The reference to Arizona concerns last November, “when citizens in the state of Arizona voted overwhelming on Proposition 204 to ban veal and gestation crates,” according to a Farm Sanctuary blog on Participate.net, which also noted,
Marcho Farms, one of the largest U.S. veal companies announced plans to phase out veal crates. In 2002, Farm Sanctuary investigated and exposed conditions at Marcho Farms, and pressured the company to make changes.
It is significant that Smithfield and Marcho Farms have now changed course. Previously, they were both strong proponents of keeping animals in narrow crates. The industry’s back flip on these confinement issues begs the question: what else are pigs, calves and other farm animals rightfully entitled to?

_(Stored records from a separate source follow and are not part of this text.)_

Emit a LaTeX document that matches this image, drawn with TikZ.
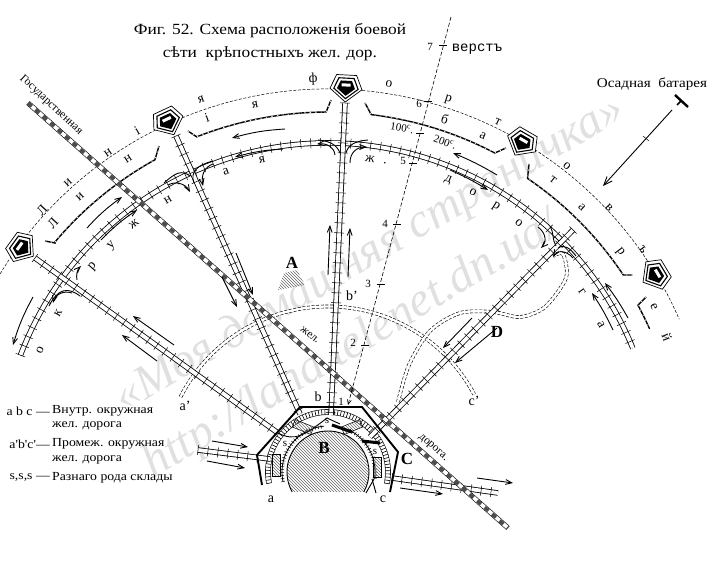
\documentclass[tikz,border=0pt]{standalone}
\usepackage{fontspec}
\setmainfont{Liberation Serif}
\setmonofont{Liberation Mono}
\newfontfamily\titlefont[FakeStretch=1.12]{Liberation Serif}
\usetikzlibrary{arrows.meta, decorations.pathreplacing, patterns, calc}

\begin{document}
\begin{tikzpicture}[
    x=1pt, y=-1pt,
    track/.style={draw, line width=.8pt, double, double distance=3.8pt, postaction={draw, line width=.5pt, decorate, decoration={ticks, segment length=10pt, amplitude=5pt}}},
    ladder/.style={draw, line width=.6pt, double, double distance=4.5pt, postaction={draw, line width=.6pt, decorate, decoration={ticks, segment length=3.2pt, amplitude=2.5pt}}},
    toothed/.style={draw, line width=.8pt, postaction={draw, line width=.5pt, decorate, decoration={ticks, segment length=3pt, amplitude=2pt}}},
    staterail/.style={draw, line width=5pt, postaction={draw, white, line width=3.8pt}, postaction={draw, black!70, line width=3.8pt, dash pattern=on 5pt off 5pt}},
    dashpair/.style={draw, line width=3.6pt, dash pattern=on 3pt off 1.6pt, postaction={draw, solid, white, line width=2.4pt}},
    fortwall/.style={draw, line width=1.4pt, postaction={draw, white, line width=.6pt, dash pattern=on 1.5pt off 4pt}},
    branch/.style={draw, line width=.9pt},
    flow/.style={draw, line width=.9pt, -{Straight Barb[length=2.2mm, width=1.7mm]}},
    bastion/.style={draw, line width=1.9pt},
    store/.style={draw, line width=.5pt, pattern=north west lines, pattern color=black!60},
    lett/.style={inner sep=0pt, font=\fontsize{13.5}{13.5}\selectfont},
    lblsmall/.style={inner sep=0pt, font=\fontsize{14}{14}\selectfont},
    lblbig/.style={inner sep=0pt, font=\fontsize{17}{17}\selectfont\bfseries},
    scalenum/.style={inner sep=0pt, font=\fontsize{11}{11}\selectfont},
    legend/.style={anchor=west, inner sep=0pt, font=\titlefont\fontsize{12.3}{12.3}\selectfont},
    legkey/.style={anchor=east, inner sep=0pt, font=\titlefont\fontsize{12.3}{12.3}\selectfont},
    water/.style={inner sep=0pt, text=black!12, font=\fontsize{48}{48}\selectfont\itshape},
    pics/fort/.style={code={
        \draw[line width=.7pt, fill=white] (-10,-13) -- (10,-13) -- (16,1) -- (0,14) -- (-16,1) -- cycle;
        \draw[line width=1.1pt, scale=.76] (-10,-13) -- (10,-13) -- (16,1) -- (0,14) -- (-16,1) -- cycle;
        \fill[scale=.56] (-10,-13) -- (10,-13) -- (16,1) -- (0,14) -- (-16,1) -- cycle;
        \fill[white] (-4.5,-4.5) rectangle (4.5,-1.5);
    }}
]
    \useasboundingbox (0,0) rectangle (720,560);

    % watermark
    \node[water, rotate=30.5] (wmark) at (370,255) {«Моя домашняя страничка»};
    \node[water, rotate=31] (wurl) at (352,346) {http://lana.telenet.dn.ua/};

    % title and legend
    \node[inner sep=0pt, align=center, font=\titlefont\fontsize{15.5}{23}\selectfont] (title) at (270,42) {Фиг. 52. Схема расположенія боевой\\сѣти\ \ крѣпостныхъ жел. дор.};
    \node[legkey] (key1) at (50,411) {a b c —};
    \node[legend] (lab1) at (52,411) {Внутр. окружная};
    \node[legend] (lab2) at (52,426) {жел. дорога};
    \node[legkey] (key2) at (50,444) {a'b'c'—};
    \node[legend] (lab3) at (52,444) {Промеж. окружная};
    \node[legend] (lab4) at (52,460) {жел. дорога};
    \node[legkey] (key3) at (50,478) {s,s,s —};
    \node[legend] (lab5) at (52,478) {Разнаго рода склады};

    % named points along the lines
    \coordinate (state1) at (28,103);
    \coordinate (state2) at (508,528);
    \coordinate (sp1a) at (35,258);
    \coordinate (sp1b) at (278,433);
    \coordinate (sp2a) at (176,136);
    \coordinate (sp2b) at (300,414);
    \coordinate (sp3a) at (345,103);
    \coordinate (sp3b) at (331,415);
    \coordinate (sp4a) at (573,230);
    \coordinate (sp4b) at (370,437);
    \coordinate (in1) at (198,450);
    \coordinate (in2) at (270,459);
    \coordinate (out1) at (392,478);
    \coordinate (out2) at (498,493);
    \coordinate (w1a) at (45,241);
    \coordinate (w1b) at (159,146);
    \coordinate (w2a) at (188,131);
    \coordinate (w2b) at (331,100);
    \coordinate (w3a) at (365,103);
    \coordinate (w3b) at (506,148);
    \coordinate (w4a) at (529,164);
    \coordinate (w4b) at (633,275);
    \coordinate (w5a) at (646,297);

    % forts' dotted line, middle ring, the rings of track
    \begin{scope}[shift={(328,472)}, y=1pt]
        \draw[line width=.5pt, dash pattern=on 3pt off 1.6pt] (164:383) arc[start angle=164, end angle=23.5, radius=383pt];
        \draw[dashpair] (153:165.5) arc[start angle=153, end angle=28, radius=165.5pt];
    \end{scope}
    \draw[dashpair] plot[smooth] coordinates {(398,402) (409,365) (430,331) (460,313) (493,312) (520,317) (545,307) (566,278) (563,254) (553,256)};

    \begin{scope}[shift={(328,472)}, y=1pt]
        \draw[track] (159.2:329) arc[start angle=159.2, end angle=22.1, radius=329pt];
        \draw[ladder] (190.7:60) arc[start angle=190.7, end angle=-11, radius=60pt];
        \draw[store, draw=none] (209:41) arc[start angle=209, end angle=-29, radius=41pt] -- cycle;
        \draw[line width=.9pt] (209:41) arc[start angle=209, end angle=-29, radius=41pt];
        \draw[toothed] (192:46) arc[start angle=192, end angle=95, radius=46pt];
        \draw[toothed] (62:47) arc[start angle=62, end angle=-8, radius=47pt];
        % walls between the forts
        \draw[fortwall] (w1a) -- ++(10,-2) -- (139.9:357) arc[start angle=139.9, end angle=119, radius=357pt] -- (w1b);
        \draw[fortwall] (w2a) -- (111.4:360) arc[start angle=111.4, end angle=90.3, radius=360pt] -- (w2b);
        \draw[fortwall] (w3a) -- (83.1:360) arc[start angle=83.1, end angle=62.4, radius=360pt] -- (w3b);
        \draw[fortwall] (w4a) -- (55.8:355) arc[start angle=55.8, end angle=33.7, radius=355pt] -- ++(9,0);
        \draw[fortwall] (w5a) -- (28.3:352) arc[start angle=28.3, end angle=24, radius=352pt];
    \end{scope}

    \draw[track] (sp1a) -- (sp1b);
    \draw[track] (sp2a) -- (sp2b);
    \draw[track] (sp3a) -- (sp3b);
    \draw[track] (sp4a) -- (sp4b);
    \draw[track] (in1) -- (in2);
    \draw[track] (out1) -- (out2);
    \draw[staterail] (state1) -- (state2);

    % curved links at the junctions
    \draw[branch] (80,296) .. controls (68,287) and (58,288) .. (49,306);
    \draw[branch] (194,183) .. controls (190,172) and (197,165) .. (213,161);
    \draw[branch] (190,176) .. controls (182,170) and (176,172) .. (164,183);
    \draw[branch] (340,153) .. controls (337,145) and (330,141) .. (318,140);
    \draw[branch] (346,153) .. controls (348,145) and (355,141) .. (368,140);
    \draw[branch] (556,246) .. controls (552,240) and (554,232) .. (550,226);
    \draw[branch] (558,248) .. controls (564,244) and (570,248) .. (576,256);
    \draw[branch] (278,433) .. controls (295,442) and (305,435) .. (327,418);
    \draw[branch] (327,418) -- (340,424);
    \draw[branch] (372,479) -- (376,493);
    \draw[branch] (374,479) -- (366,493);

    % arrows
    \draw[flow] (285,129) to[bend right=6] (232,138);
    \draw[flow] (283,149) to[bend right=6] (235,157);
    \draw[flow] (87,228) to[bend left=6] (122,197);
    \draw[flow] (101,240) to[bend left=6] (137,210);
    \draw[flow] (33,297) to[bend right=6] (13,345);
    \draw[flow] (497,175) to[bend right=4] (453,153);
    \draw[flow] (450,170) to[bend left=4] (488,190);
    \draw[flow] (628,318) to[bend right=4] (605,283);
    \draw[flow] (613,330) to[bend right=4] (592,293);
    \foreach \a/\b in {{174,345}/{133,316}, {157,361}/{122,335}, {328,275}/{330,225}, {348,277}/{350,228},
        {236,253}/{253,295}, {222,277}/{237,307}, {472,318}/{443,348}, {497,328}/{455,363},
        {212,441}/{248,447}, {207,461}/{245,468}, {400,488}/{443,494}, {477,478}/{513,483}}
        \draw[flow] (\a) -- (\b);
    \draw[flow] (335,155) .. controls (334,147) and (327,143) .. (317,144);
    \draw[flow] (350,163) .. controls (350,153) and (356,147) .. (367,147);
    \draw[flow] (213,164) .. controls (204,167) and (201,176) .. (203,186);
    \draw[flow] (168,185) .. controls (175,181) and (185,183) .. (190,192);
    \draw[flow] (72,293) .. controls (63,290) and (55,295) .. (53,303);
    \draw[flow] (77,280) .. controls (76,275) and (77,270) .. (81,266);
    \draw[flow] (538,227) .. controls (546,233) and (547,242) .. (541,248);
    \draw[flow] (573,258) .. controls (566,250) and (557,250) .. (553,257);

    % forts
    \foreach \x/\y/\r [count=\i] in {22/248/54, 168/122/25, 346/88/-3, 522/143/-30, 655/275/-59}
        \pic[rotate=\r] (fort\i) at (\x,\y) {fort};

    % central work
    \draw[bastion] (262,485) -- (257,455) -- (300,407) -- (362,407) -- (398,452) -- (390,492);
    \draw[store, rotate around={90:(276,465)}] (265,461) rectangle (287,469);
    \draw[store, rotate around={-22:(303,427)}] (293,423) rectangle (313,431);
    \draw[store, rotate around={22:(352,427)}] (342,423) rectangle (362,431);
    \draw[store] (373,457) rectangle (381,477);
    \draw[line width=3pt] (332,425) -- (352,432);
    \draw[line width=3pt] (362,441) -- (380,443);

    % mound
    \draw[store, draw=none] (278,290) -- (284,273) -- (297,270) -- (305,285) -- cycle;

    % scale in versts
    \draw[line width=.6pt, dash pattern=on 4pt off 2pt, -{Straight Barb[length=1.6mm, width=1.4mm]}] (451,17) -- (348,405);
    \foreach \x/\y in {443/45, 428/101, 420/133, 413/163, 397/224, 381/284, 365/345}
        \draw[line width=.5pt] (\x,\y) +(-4,0) -- +(4,0);
    \foreach \x/\y/\t [count=\i] in {430/47/7, 419/104/6, 403/161/5, 385/224/4, 368/284/3, 353/343/2, 341/402/1}
        \node[scalenum] (vnum\i) at (\x,\y) {\t};
    \node[inner sep=0pt, font=\ttfamily\fontsize{14}{14}\selectfont] (verst) at (477,49) {верстъ};
    \node[scalenum, rotate=-9] (dist1) at (402,128) {100\textsuperscript{c}.};
    \node[scalenum, rotate=-20] (dist2) at (445,142) {200\textsuperscript{c}.};

    % siege battery
    \node[inner sep=0pt, font=\titlefont\fontsize{13.5}{13.5}\selectfont] (siege) at (652,84) {Осадная\ \ батарея};
    \coordinate (gunA) at (675,95);
    \coordinate (gunB) at (688,107);
    \coordinate (gunC) at (681,101);
    \coordinate (gunD) at (677,105);
    \coordinate (fireA) at (672,110);
    \coordinate (fireB) at (603,186);
    \draw[line width=2.4pt] (gunA) -- (gunB);
    \draw[line width=1.5pt] (gunC) -- (gunD);
    \draw[line width=.9pt, -{Straight Barb[length=3mm, width=2.4mm]}] (fireA) -- (fireB);
    \draw[line width=.5pt] (643,136) -- (649,141);

    % letters round the arcs
    \foreach \x/\y/\t [count=\i] in {42/210/Л, 68/183/и, 108/153/н, 137/131/і, 201/100/я, 313/79/ф, 389/84/о, 448/100/р, 498/122/т, 567/166/о, 609/208/в, 643/250/ъ, 667/337/й,
        53/223/Л, 80/197/и, 128/159/н, 207/118/і, 255/105/я, 445/119/б, 483/136/а, 553/180/т, 582/207/а, 620/252/р, 654/307/е,
        40/350/о, 58/313/к, 93/267/р, 112/246/у, 134/224/ж, 168/200/н, 226/172/а, 262/160/я, 370/159/ж, 385/163/., 448/180/д, 473/192/о, 496/207/р, 519/223/о, 582/292/г, 601/325/а}
        \node[lett, rotate={atan2(328-\x,472-\y)}] (lett\i) at (\x,\y) {\t};

    % big and small marks
    \node[lblbig] (markA) at (292,263) {А};
    \node[lblbig] (markB) at (324,448) {В};
    \node[lblbig] (markC) at (407,459) {С};
    \node[lblbig] (markD) at (497,332) {D};
    \node[lblsmall] (marka) at (271,499) {а};
    \node[lblsmall] (markc) at (383,499) {с};
    \node[lblsmall] (markb) at (318,397) {b};
    \node[lblsmall] (markbb) at (352,296) {b'};
    \node[lblsmall] (markaa) at (185,406) {а'};
    \node[lblsmall] (markcc) at (474,401) {с'};
    \node[scalenum] (marks1) at (285,444) {s};
    \node[scalenum] (marks2) at (327,421) {s};
    \node[scalenum] (marks3) at (375,452) {s};
    \node[inner sep=0pt, font=\fontsize{11.5}{11.5}\selectfont, rotate=-43] (lstate) at (51,105) {Государственная};
    \node[inner sep=0pt, font=\fontsize{11.5}{11.5}\selectfont, rotate=-38] (lzhel) at (310,335) {жел.};
    \node[inner sep=0pt, font=\fontsize{11.5}{11.5}\selectfont, rotate=-42] (ldor) at (433,448) {дорога.};
\end{tikzpicture}
\end{document}
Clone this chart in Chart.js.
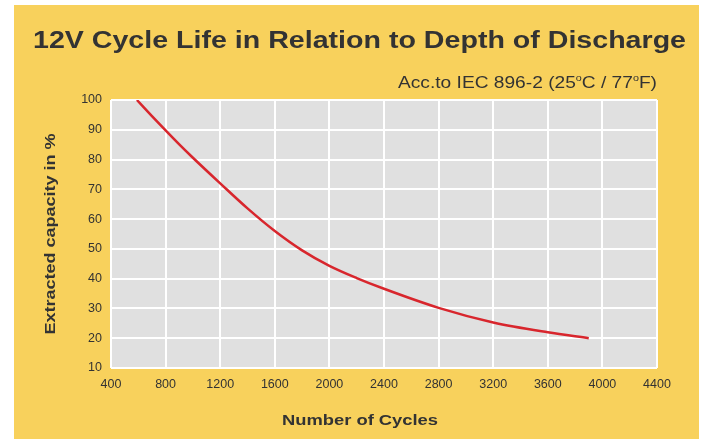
<!DOCTYPE html>
<html>
<head>
<meta charset="utf-8">
<script src="https://cdn.jsdelivr.net/npm/chart.js@4"></script>
<style>
  html, body { margin: 0; padding: 0; background: #fff; }
  #wrap { width: 702px; height: 439px; position: relative; }
</style>
</head>
<body>
<div id="wrap"><canvas id="cycle-chart" width="702" height="439"></canvas></div>
<script>
// values
let cycles = [590, 700, 800, 900, 1000, 1200, 1400, 1600, 1800, 2000, 2200, 2400, 2800, 3200, 3600, 3900];
let capacity = [100, 94.6, 89.8, 85.1, 80.6, 72, 63.6, 56, 49.5, 44.3, 40.2, 36.6, 30.2, 25.3, 22, 20];
let xTicks = [400, 800, 1200, 1600, 2000, 2400, 2800, 3200, 3600, 4000, 4400];
let yTicks = [10, 20, 30, 40, 50, 60, 70, 80, 90, 100];

let chartTitle = "12V Cycle Life in Relation to Depth of Discharge";
let xTitle = "Number of Cycles";
let yTitle = "Extracted capacity in %";

const yellow = '#F8D15C';
const textColor = '#333333';
const fontFamily = "Arial, 'Liberation Sans', Helvetica, sans-serif";

Chart.defaults.font.family = fontFamily;
Chart.defaults.color = textColor;

// fit text horizontally to a target width (the reference text is stretched)
function drawFitted(ctx, text, x, y, width) {
    let w = ctx.measureText(text).width;
    ctx.save();
    ctx.translate(x, y);
    ctx.scale(width / w, 1);
    ctx.fillText(text, 0, 0);
    ctx.restore();
}

let backgroundPlugin = {
    id: 'background',
    beforeDraw(chart) {
        let ctx = chart.ctx;
        let area = chart.chartArea;
        ctx.save();
        ctx.fillStyle = '#ffffff';
        ctx.fillRect(0, 0, chart.width, chart.height);
        ctx.fillStyle = yellow;
        ctx.fillRect(14, 5, 685, chart.height - 5);
        ctx.fillStyle = '#E0E0E0';
        ctx.fillRect(area.left, area.top, area.right - area.left, area.bottom - area.top);
        ctx.restore();
    }
};

let textPlugin = {
    id: 'texts',
    afterDraw(chart) {
        let ctx = chart.ctx;
        let area = chart.chartArea;
        ctx.save();
        ctx.fillStyle = textColor;
        ctx.textBaseline = 'alphabetic';
        ctx.textAlign = 'left';

        // main title
        ctx.font = "bold 23px " + fontFamily;
        drawFitted(ctx, chartTitle, 33, 48, 653);

        // subtitle with superscript degrees
        let parts = [["Acc.to IEC 896-2 (25", false], ["o", true], ["C / 77", false], ["o", true], ["F)", false]];
        let total = 0;
        for (let [t, sup] of parts) {
            ctx.font = (sup ? "9px " : "16px ") + fontFamily;
            total += ctx.measureText(t).width;
        }
        let scale = 259 / total;
        let x = 398;
        for (let [t, sup] of parts) {
            ctx.font = (sup ? "9px " : "16px ") + fontFamily;
            let w = ctx.measureText(t).width * scale;
            ctx.save();
            ctx.translate(x, sup ? 81 : 88);
            ctx.scale(scale, 1);
            ctx.fillText(t, 0, 0);
            ctx.restore();
            x += w;
        }

        // x axis title
        ctx.font = "bold 15px " + fontFamily;
        drawFitted(ctx, xTitle, 282, 425, 156);

        // y axis title
        ctx.save();
        ctx.translate(55, (area.top + area.bottom) / 2);
        ctx.rotate(-Math.PI / 2);
        ctx.font = "bold 14px " + fontFamily;
        drawFitted(ctx, yTitle, -201 / 2, 0, 201);
        ctx.restore();

        ctx.restore();
    }
};

let graphOptions = {
    responsive: false,
    animation: false,
    layout: {
        padding: {top: 100, bottom: 0, left: 0, right: 45}
    },
    plugins: {
        legend: { display: false },
        title: { display: false },
        tooltip: { enabled: false }
    },
    scales: {
        x: {
            type: 'linear',
            min: 400,
            max: 4400,
            afterBuildTicks: scale => {
                scale.ticks = xTicks.map(v => ({value: v}));
            },
            afterFit: scale => {
                scale.height = 439 - 368;
            },
            grid: {
                color: '#ffffff',
                lineWidth: 2,
                drawTicks: false
            },
            border: { display: false },
            ticks: {
                color: textColor,
                font: { size: 12.5 },
                padding: 9,
                maxRotation: 0,
                callback: v => String(v)
            }
        },
        y: {
            min: 10,
            max: 100,
            afterBuildTicks: scale => {
                scale.ticks = yTicks.map(v => ({value: v}));
            },
            afterFit: scale => {
                scale.width = 111;
            },
            grid: {
                color: '#ffffff',
                lineWidth: 2,
                drawTicks: false
            },
            border: { display: false },
            ticks: {
                color: textColor,
                font: { size: 12.5 },
                padding: 9,
                callback: v => String(v)
            }
        }
    }
};

let chartCanvas = document.getElementById("cycle-chart").getContext("2d");
let chart = new Chart(chartCanvas, {
    type: 'line',
    data: {
        datasets: [{
            label: 'Extracted capacity',
            data: cycles.map((c, i) => ({x: c, y: capacity[i]})),
            borderColor: '#D8262D',
            borderWidth: 2.5,
            pointRadius: 0,
            cubicInterpolationMode: 'monotone',
            fill: false
        }]
    },
    options: graphOptions,
    plugins: [backgroundPlugin, textPlugin]
});
</script>
</body>
</html>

Industries that exploit and slaughter calves and pigs tend not to be very transparent about the way animals are treated, so it will be important to remain vigilant and to keep the pressure on. In the case of Marcho Farms, releasing calves from 2-foot-wide crates is progress, but nothing is humane about taking a newborn calf away from his mother and shipping him off to be slaughtered only a few months after his birth.
It’s not obvious, in other words, that the fundamental views of food producers have changed from 2002, when Farm Sanctuary wrote,
factory farmers have come to view their animals as “units of production” rather than living, feeling beings. This attitude is seen again and again in industry journals. L. J. Taylor, export development manager for the Wall’s Meat Company, Ltd., stated in National Hog Farmer that, “The breeding sow should be thought of, and treated as, a valuable piece of machinery whose function is to pump out baby pigs like a sausage machine.”